Tekststructuur

Stap 4

Zoek aansluiting bij je lezer.

  1. Denk aan je lezer vlak voordat hij je tekst leest. Neem maar even de tijd om je lezer voor je te zien. Waar zit hij? Hoe zit hij? Wat heeft hij aan? Zijn er andere mensen in de buurt, of niet?
  2. Wat zijn zijn belangen en behoeftes? Waarom leest hij je tekst? Probeer je te verplaatsen in de situatie van je lezer.
  3. Beschrijf de situatie van je lezer in een of enkele zinnen en doe dat zo dat de lezer zich kan herkennen in de omschrijving.
  4. Beschrijf het belangrijkste probleem van de lezer.
  5. Wat is de belangrijkste vraag die de lezer heeft? Schrijf die vraag op.

We geven een voorbeeld om het voorgaande te verduidelijken. Stel dat een bedrijf er veel last van heeft dat medewerkers wel reiskosten declareren, maar geen bonnetjes van hun reizen overleggen. Het bedrijf heeft je gevraagd om te adviseren hoe het dit kan veranderen.

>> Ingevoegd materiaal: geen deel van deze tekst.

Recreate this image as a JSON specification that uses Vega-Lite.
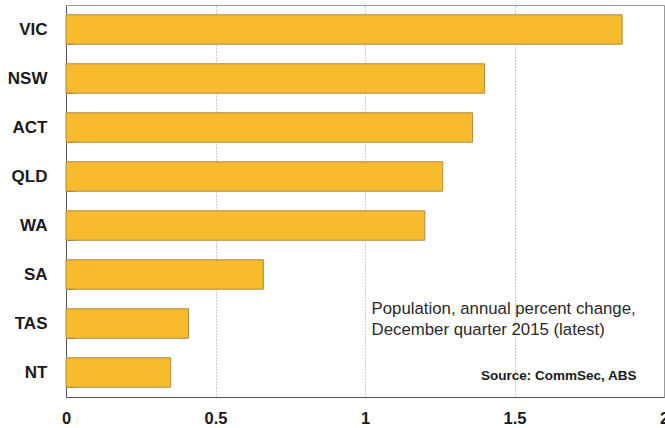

(situatie:) Uw medewerkers maken reizen om hun werkzaamheden uit te voeren. (probleem:) U gaf aan dat medewerkers vaak reiskosten declareren zonder hiervan bewijzen te overhandigen. (vraag:) U wilt weten hoe u dit kunt veranderen.

  1. Kijk eens wat het oplevert als je je tekst begint met de situatie, het probleem en de vraag van de lezer.